▶ _Goal of the exercise_:
Both the line containing "Reproduce this chart with Plotly." and the line containing "1.5e-4, 2.7e-5, 5.2e-6]" belong in the copy, as do all lines between them, copied exactly; pictures do not.

▶ _Given data_:
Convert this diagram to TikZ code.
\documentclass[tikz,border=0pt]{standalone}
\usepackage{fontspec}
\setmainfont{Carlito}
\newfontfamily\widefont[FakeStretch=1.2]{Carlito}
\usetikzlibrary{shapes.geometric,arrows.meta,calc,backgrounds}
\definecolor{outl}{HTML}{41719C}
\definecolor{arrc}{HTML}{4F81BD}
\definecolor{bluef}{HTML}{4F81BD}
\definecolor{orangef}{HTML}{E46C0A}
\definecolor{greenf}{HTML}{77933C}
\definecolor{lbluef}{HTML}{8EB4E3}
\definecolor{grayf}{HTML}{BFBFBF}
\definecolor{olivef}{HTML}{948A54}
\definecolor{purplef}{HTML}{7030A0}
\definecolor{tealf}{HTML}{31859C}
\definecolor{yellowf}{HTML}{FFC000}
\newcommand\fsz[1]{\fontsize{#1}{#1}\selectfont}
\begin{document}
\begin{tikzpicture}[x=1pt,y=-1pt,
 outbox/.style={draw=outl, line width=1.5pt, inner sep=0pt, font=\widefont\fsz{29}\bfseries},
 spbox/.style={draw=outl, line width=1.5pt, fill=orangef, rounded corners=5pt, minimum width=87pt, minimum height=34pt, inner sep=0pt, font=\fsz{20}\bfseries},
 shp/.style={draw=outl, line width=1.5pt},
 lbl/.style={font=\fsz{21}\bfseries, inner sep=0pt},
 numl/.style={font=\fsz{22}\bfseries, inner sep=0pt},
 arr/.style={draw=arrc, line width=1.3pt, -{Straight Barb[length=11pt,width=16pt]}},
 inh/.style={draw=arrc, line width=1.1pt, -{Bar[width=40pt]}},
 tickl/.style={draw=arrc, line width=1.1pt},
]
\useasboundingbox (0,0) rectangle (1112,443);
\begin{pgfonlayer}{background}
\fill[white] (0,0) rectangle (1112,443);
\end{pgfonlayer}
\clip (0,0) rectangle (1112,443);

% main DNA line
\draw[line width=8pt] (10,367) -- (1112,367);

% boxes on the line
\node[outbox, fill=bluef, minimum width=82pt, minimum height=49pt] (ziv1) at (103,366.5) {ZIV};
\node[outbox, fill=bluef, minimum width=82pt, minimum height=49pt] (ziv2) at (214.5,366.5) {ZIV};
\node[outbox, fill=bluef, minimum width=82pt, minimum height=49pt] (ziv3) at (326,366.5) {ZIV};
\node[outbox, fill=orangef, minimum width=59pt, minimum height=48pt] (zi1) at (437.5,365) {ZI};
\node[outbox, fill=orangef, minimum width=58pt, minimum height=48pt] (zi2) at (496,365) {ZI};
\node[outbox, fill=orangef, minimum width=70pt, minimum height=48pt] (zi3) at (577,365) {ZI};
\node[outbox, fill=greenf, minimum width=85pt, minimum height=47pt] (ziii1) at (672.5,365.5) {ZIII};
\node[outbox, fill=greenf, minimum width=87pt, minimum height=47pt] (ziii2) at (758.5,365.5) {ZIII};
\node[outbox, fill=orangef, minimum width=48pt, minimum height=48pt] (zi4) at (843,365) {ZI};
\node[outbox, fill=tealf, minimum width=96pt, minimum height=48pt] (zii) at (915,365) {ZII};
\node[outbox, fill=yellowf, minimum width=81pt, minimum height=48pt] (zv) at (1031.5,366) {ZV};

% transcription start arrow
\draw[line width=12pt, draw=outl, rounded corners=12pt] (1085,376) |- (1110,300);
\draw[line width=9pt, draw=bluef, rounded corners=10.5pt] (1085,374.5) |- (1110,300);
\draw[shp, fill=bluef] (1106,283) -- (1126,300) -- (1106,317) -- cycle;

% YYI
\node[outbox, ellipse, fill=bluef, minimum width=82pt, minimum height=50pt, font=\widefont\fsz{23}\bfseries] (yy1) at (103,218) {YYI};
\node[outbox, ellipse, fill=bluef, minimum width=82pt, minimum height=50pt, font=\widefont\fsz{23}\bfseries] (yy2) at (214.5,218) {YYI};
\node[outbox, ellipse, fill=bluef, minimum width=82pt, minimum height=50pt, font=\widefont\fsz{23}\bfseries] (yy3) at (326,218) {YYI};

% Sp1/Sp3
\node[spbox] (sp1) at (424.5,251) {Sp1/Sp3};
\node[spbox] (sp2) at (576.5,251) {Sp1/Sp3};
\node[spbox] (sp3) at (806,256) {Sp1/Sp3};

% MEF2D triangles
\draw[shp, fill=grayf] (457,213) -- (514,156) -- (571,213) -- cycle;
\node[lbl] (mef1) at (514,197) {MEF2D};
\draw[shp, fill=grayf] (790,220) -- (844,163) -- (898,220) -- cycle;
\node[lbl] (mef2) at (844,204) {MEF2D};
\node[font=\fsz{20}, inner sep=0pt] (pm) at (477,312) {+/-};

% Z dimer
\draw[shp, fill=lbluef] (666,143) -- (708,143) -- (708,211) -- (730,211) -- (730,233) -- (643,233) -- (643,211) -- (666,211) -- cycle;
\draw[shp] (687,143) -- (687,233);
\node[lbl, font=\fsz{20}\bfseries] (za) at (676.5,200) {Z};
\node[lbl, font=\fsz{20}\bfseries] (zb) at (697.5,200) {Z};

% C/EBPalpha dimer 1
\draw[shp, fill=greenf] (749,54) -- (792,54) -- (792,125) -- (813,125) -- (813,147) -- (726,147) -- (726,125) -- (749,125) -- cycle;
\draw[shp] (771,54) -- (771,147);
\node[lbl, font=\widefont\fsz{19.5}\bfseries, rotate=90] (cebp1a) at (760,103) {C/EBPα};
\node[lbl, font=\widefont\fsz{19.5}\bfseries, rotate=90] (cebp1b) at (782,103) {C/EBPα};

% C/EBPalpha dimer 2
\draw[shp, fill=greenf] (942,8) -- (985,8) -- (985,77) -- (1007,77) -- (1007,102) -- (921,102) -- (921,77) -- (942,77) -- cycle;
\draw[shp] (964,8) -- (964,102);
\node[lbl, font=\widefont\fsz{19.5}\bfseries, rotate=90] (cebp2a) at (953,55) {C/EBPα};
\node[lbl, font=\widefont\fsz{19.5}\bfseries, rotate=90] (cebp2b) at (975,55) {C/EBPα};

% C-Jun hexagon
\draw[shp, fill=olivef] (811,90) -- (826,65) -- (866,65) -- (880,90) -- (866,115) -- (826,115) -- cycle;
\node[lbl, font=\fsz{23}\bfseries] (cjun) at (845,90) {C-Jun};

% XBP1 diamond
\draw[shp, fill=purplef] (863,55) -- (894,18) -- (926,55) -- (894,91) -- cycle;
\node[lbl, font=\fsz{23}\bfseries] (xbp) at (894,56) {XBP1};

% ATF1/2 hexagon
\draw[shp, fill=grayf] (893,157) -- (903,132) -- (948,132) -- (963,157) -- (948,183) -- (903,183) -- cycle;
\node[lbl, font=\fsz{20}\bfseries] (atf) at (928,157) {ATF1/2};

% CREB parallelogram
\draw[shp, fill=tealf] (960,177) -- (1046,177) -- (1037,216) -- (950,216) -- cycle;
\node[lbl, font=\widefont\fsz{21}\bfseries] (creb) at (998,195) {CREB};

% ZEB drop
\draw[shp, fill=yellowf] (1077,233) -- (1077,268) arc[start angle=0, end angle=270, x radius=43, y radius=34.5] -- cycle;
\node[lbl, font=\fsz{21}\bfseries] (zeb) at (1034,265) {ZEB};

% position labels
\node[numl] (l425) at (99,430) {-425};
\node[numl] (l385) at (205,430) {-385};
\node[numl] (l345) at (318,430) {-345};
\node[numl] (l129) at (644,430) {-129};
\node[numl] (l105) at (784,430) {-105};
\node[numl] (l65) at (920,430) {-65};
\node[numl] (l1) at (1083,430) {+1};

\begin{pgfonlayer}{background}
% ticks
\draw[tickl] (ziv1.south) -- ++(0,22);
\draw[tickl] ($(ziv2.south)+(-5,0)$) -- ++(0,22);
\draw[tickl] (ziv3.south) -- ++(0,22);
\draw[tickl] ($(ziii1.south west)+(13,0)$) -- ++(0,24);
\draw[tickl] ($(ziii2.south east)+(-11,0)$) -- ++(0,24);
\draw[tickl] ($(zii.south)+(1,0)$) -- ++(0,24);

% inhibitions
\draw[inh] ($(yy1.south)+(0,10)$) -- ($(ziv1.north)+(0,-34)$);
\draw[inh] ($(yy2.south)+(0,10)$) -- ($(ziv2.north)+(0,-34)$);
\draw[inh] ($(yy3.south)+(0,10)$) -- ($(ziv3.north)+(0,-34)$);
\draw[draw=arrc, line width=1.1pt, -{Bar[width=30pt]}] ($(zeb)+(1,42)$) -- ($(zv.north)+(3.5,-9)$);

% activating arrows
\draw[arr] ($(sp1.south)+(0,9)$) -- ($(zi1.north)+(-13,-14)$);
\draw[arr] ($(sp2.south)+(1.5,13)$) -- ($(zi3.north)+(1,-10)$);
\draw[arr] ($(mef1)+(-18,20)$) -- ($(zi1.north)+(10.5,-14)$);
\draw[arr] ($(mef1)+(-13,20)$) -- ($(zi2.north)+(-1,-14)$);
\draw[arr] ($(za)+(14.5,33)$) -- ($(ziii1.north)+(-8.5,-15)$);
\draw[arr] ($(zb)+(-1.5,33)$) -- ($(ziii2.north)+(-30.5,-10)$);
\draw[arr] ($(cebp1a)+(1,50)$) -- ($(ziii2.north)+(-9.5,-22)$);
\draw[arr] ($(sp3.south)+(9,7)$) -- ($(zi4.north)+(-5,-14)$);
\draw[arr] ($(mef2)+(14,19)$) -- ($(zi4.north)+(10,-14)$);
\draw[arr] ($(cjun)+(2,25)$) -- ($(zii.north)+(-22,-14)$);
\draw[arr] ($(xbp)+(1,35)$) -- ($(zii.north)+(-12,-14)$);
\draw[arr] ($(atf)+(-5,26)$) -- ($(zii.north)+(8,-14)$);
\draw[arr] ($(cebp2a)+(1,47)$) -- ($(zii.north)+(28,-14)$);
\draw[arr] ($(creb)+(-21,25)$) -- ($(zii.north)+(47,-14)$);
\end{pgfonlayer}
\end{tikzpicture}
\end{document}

---

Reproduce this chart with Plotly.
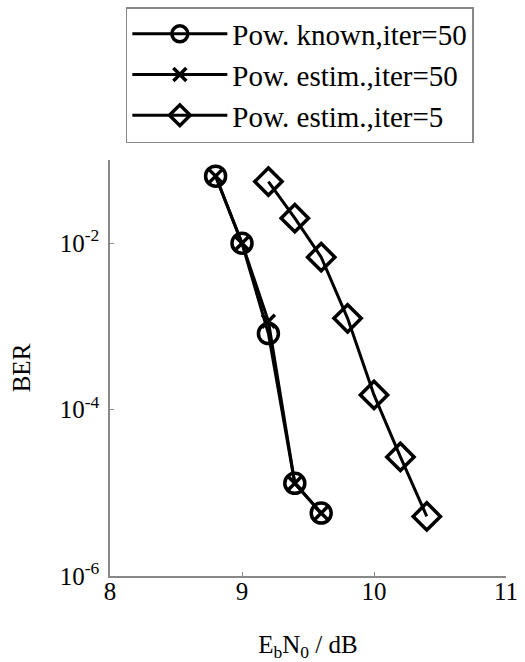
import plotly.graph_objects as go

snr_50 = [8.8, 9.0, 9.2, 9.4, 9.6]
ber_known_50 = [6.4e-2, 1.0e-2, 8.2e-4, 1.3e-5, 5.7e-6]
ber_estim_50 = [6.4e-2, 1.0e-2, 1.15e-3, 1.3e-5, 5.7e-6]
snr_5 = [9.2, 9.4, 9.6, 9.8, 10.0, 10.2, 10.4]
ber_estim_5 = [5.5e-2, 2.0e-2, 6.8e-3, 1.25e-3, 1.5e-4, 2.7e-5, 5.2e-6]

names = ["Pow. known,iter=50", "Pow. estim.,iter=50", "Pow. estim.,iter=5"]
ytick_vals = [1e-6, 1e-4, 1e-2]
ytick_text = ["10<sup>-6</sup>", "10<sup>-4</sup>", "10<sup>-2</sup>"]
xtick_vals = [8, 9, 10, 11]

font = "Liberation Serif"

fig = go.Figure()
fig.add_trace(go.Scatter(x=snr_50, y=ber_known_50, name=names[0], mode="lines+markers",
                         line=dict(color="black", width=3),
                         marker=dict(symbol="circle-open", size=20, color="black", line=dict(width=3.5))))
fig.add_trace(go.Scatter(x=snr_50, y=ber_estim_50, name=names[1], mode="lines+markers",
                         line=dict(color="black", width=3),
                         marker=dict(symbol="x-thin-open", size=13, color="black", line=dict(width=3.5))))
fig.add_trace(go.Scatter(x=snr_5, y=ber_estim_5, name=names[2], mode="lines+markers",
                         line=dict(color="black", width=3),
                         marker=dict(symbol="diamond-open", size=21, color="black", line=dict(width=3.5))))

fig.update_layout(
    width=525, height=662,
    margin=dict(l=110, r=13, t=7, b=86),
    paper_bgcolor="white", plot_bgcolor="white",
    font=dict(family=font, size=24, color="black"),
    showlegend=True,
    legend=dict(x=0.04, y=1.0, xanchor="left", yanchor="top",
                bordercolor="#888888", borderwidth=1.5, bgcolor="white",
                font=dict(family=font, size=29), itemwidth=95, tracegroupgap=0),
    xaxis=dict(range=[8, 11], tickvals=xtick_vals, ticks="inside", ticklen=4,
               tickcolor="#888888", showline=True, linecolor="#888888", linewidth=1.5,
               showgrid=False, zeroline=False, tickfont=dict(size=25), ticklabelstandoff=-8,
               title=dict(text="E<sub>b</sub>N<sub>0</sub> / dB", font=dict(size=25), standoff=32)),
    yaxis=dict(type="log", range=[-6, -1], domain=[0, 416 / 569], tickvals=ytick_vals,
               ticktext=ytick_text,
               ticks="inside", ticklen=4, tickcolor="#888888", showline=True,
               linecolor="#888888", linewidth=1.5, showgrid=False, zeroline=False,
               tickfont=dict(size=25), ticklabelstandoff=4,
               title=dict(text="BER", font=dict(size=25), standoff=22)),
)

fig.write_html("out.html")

==

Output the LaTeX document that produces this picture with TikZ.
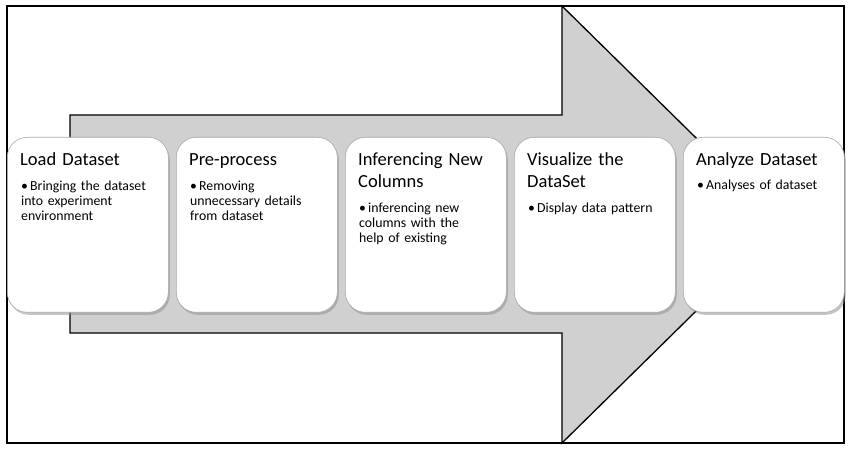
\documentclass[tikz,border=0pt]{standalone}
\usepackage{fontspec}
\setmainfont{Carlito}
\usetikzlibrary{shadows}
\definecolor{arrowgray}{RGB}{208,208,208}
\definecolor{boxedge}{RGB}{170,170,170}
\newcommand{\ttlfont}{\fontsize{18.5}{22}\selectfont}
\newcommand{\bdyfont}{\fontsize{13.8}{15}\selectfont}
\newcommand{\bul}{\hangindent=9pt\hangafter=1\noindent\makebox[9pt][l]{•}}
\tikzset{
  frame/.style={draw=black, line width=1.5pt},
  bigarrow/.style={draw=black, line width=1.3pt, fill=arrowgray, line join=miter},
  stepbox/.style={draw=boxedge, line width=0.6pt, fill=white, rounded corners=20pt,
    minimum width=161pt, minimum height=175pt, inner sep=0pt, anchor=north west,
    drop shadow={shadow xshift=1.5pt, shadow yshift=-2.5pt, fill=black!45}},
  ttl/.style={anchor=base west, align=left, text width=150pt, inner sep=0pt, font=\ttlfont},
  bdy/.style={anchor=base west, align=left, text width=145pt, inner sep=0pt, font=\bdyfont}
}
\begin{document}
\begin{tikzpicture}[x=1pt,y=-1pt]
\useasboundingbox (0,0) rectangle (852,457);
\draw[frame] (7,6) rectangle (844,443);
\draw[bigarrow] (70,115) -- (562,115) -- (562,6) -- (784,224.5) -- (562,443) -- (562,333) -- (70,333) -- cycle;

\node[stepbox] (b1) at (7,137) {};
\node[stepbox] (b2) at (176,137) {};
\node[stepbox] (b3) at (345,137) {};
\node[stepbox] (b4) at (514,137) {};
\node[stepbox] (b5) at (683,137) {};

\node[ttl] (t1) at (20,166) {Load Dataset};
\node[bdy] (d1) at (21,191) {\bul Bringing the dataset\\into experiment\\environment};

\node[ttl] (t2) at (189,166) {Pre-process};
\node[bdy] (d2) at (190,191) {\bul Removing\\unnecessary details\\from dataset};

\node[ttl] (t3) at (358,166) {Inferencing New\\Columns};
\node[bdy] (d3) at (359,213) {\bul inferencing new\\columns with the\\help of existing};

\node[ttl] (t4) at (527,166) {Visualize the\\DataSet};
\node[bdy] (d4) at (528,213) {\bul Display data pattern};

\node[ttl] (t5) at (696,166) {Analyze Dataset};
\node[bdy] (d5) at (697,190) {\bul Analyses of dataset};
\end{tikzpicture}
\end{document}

▶ _Final result_:
Reproduce this chart with Plotly.
import plotly.graph_objects as go

snr_50 = [8.8, 9.0, 9.2, 9.4, 9.6]
ber_known_50 = [6.4e-2, 1.0e-2, 8.2e-4, 1.3e-5, 5.7e-6]
ber_estim_50 = [6.4e-2, 1.0e-2, 1.15e-3, 1.3e-5, 5.7e-6]
snr_5 = [9.2, 9.4, 9.6, 9.8, 10.0, 10.2, 10.4]
ber_estim_5 = [5.5e-2, 2.0e-2, 6.8e-3, 1.25e-3, 1.5e-4, 2.7e-5, 5.2e-6]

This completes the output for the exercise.